GIVEN ENTRIES -
○ ○ ○ ○

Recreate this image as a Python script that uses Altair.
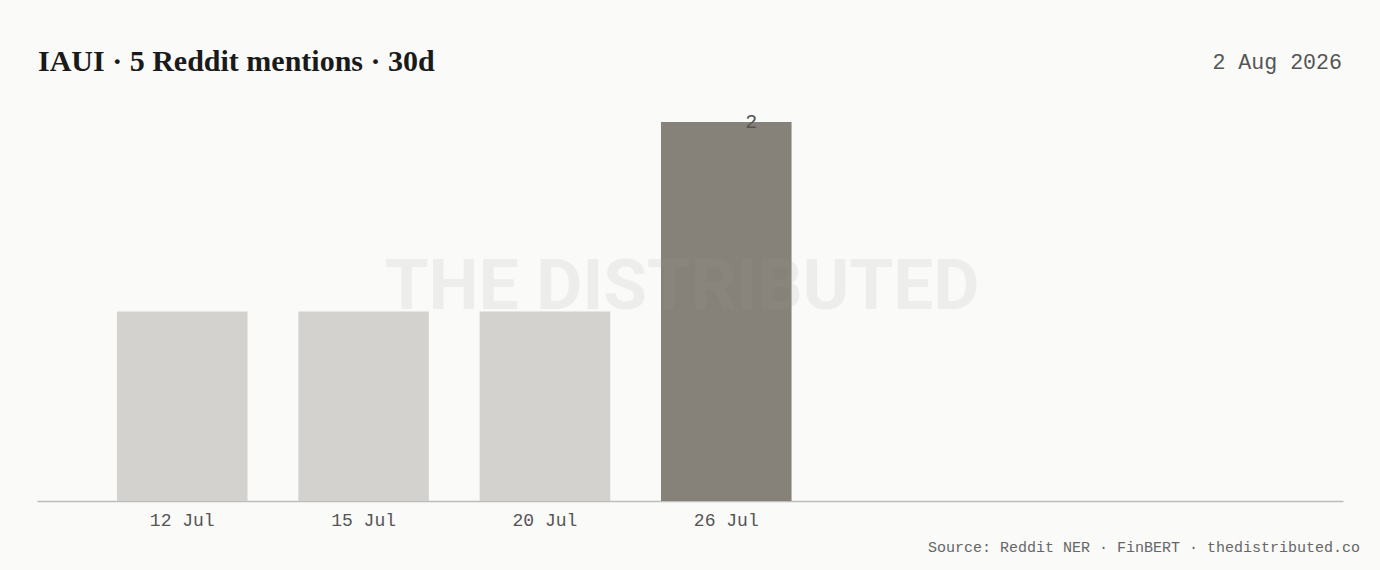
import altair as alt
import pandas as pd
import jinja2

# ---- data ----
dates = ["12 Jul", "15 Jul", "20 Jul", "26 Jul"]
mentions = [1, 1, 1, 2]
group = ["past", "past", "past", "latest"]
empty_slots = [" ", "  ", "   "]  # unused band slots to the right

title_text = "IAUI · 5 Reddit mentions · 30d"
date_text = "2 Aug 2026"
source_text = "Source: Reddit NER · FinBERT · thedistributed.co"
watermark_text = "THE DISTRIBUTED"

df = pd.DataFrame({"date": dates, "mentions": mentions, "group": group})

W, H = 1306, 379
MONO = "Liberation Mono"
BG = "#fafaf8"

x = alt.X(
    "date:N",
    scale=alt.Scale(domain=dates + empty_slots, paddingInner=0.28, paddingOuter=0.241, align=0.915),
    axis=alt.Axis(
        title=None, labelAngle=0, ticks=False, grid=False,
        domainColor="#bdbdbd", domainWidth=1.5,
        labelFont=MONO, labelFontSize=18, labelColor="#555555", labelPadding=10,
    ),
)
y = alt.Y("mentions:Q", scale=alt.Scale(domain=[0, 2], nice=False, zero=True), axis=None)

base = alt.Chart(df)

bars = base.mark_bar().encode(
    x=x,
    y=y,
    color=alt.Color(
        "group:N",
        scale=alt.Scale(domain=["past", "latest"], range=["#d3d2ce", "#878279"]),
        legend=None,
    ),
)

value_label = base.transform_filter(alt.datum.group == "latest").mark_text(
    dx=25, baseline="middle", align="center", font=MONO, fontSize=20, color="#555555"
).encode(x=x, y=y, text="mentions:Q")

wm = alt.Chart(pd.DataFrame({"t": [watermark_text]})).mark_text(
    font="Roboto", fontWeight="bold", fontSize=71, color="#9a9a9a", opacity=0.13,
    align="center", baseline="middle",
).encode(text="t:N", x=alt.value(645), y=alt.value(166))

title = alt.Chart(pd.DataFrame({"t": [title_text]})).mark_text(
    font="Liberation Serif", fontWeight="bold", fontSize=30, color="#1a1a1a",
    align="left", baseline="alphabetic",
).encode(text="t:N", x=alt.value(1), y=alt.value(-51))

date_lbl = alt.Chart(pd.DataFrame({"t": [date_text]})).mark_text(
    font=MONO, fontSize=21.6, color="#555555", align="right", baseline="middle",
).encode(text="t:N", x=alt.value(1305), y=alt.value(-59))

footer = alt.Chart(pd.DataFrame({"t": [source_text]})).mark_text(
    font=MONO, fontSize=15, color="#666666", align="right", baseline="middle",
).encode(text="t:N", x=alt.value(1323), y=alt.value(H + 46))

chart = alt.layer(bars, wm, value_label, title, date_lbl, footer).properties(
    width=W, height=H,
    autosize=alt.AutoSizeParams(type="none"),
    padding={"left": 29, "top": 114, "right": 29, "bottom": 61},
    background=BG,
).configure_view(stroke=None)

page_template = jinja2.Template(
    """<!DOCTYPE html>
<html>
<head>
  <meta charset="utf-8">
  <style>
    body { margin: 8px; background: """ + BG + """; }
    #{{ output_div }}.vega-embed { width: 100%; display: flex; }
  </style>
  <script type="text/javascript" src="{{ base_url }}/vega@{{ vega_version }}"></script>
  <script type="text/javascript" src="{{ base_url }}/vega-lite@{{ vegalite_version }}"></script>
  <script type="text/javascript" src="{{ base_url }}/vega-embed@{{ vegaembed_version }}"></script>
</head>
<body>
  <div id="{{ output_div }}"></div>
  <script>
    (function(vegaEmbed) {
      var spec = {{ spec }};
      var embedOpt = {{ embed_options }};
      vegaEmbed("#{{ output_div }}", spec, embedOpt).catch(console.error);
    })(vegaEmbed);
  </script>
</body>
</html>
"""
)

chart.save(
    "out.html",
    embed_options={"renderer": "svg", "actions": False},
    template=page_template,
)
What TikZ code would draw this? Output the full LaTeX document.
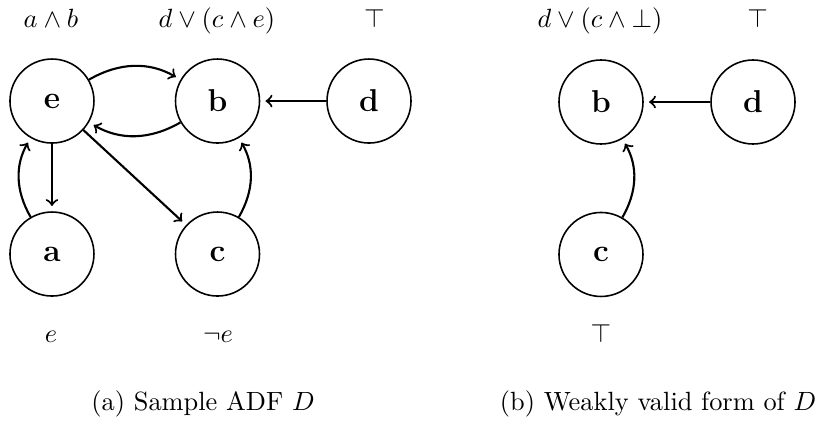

○ ○ ○ ○

EXERCISE GOAL - Print the records word for word and exclude any picture they hold.

EXERCISE RESPONSE -
Recreate this image as a Python script that uses Altair.
import altair as alt
import pandas as pd
import jinja2

# ---- data ----
dates = ["12 Jul", "15 Jul", "20 Jul", "26 Jul"]
mentions = [1, 1, 1, 2]
group = ["past", "past", "past", "latest"]
empty_slots = [" ", "  ", "   "]  # unused band slots to the right

title_text = "IAUI · 5 Reddit mentions · 30d"
date_text = "2 Aug 2026"
source_text = "Source: Reddit NER · FinBERT · thedistributed.co"
watermark_text = "THE DISTRIBUTED"

df = pd.DataFrame({"date": dates, "mentions": mentions, "group": group})

W, H = 1306, 379
MONO = "Liberation Mono"
BG = "#fafaf8"

x = alt.X(
    "date:N",
    scale=alt.Scale(domain=dates + empty_slots, paddingInner=0.28, paddingOuter=0.241, align=0.915),
    axis=alt.Axis(
        title=None, labelAngle=0, ticks=False, grid=False,
        domainColor="#bdbdbd", domainWidth=1.5,
        labelFont=MONO, labelFontSize=18, labelColor="#555555", labelPadding=10,
    ),
)
y = alt.Y("mentions:Q", scale=alt.Scale(domain=[0, 2], nice=False, zero=True), axis=None)

base = alt.Chart(df)

bars = base.mark_bar().encode(
    x=x,
    y=y,
    color=alt.Color(
        "group:N",
        scale=alt.Scale(domain=["past", "latest"], range=["#d3d2ce", "#878279"]),
        legend=None,
    ),
)

value_label = base.transform_filter(alt.datum.group == "latest").mark_text(
    dx=25, baseline="middle", align="center", font=MONO, fontSize=20, color="#555555"
).encode(x=x, y=y, text="mentions:Q")

wm = alt.Chart(pd.DataFrame({"t": [watermark_text]})).mark_text(
    font="Roboto", fontWeight="bold", fontSize=71, color="#9a9a9a", opacity=0.13,
    align="center", baseline="middle",
).encode(text="t:N", x=alt.value(645), y=alt.value(166))

title = alt.Chart(pd.DataFrame({"t": [title_text]})).mark_text(
    font="Liberation Serif", fontWeight="bold", fontSize=30, color="#1a1a1a",
    align="left", baseline="alphabetic",
).encode(text="t:N", x=alt.value(1), y=alt.value(-51))

date_lbl = alt.Chart(pd.DataFrame({"t": [date_text]})).mark_text(
    font=MONO, fontSize=21.6, color="#555555", align="right", baseline="middle",
).encode(text="t:N", x=alt.value(1305), y=alt.value(-59))

footer = alt.Chart(pd.DataFrame({"t": [source_text]})).mark_text(
    font=MONO, fontSize=15, color="#666666", align="right", baseline="middle",
).encode(text="t:N", x=alt.value(1323), y=alt.value(H + 46))

chart = alt.layer(bars, wm, value_label, title, date_lbl, footer).properties(
    width=W, height=H,
    autosize=alt.AutoSizeParams(type="none"),
    padding={"left": 29, "top": 114, "right": 29, "bottom": 61},
    background=BG,
).configure_view(stroke=None)

page_template = jinja2.Template(
    """<!DOCTYPE html>
<html>
<head>
  <meta charset="utf-8">
  <style>
    body { margin: 8px; background: """ + BG + """; }
    #{{ output_div }}.vega-embed { width: 100%; display: flex; }
  </style>
  <script type="text/javascript" src="{{ base_url }}/vega@{{ vega_version }}"></script>
  <script type="text/javascript" src="{{ base_url }}/vega-lite@{{ vegalite_version }}"></script>
  <script type="text/javascript" src="{{ base_url }}/vega-embed@{{ vegaembed_version }}"></script>
</head>
<body>
  <div id="{{ output_div }}"></div>
  <script>
    (function(vegaEmbed) {
      var spec = {{ spec }};
      var embedOpt = {{ embed_options }};
      vegaEmbed("#{{ output_div }}", spec, embedOpt).catch(console.error);
    })(vegaEmbed);
  </script>
</body>
</html>
"""
)

chart.save(
    "out.html",
    embed_options={"renderer": "svg", "actions": False},
    template=page_template,
)
What TikZ code would draw this? Output the full LaTeX document.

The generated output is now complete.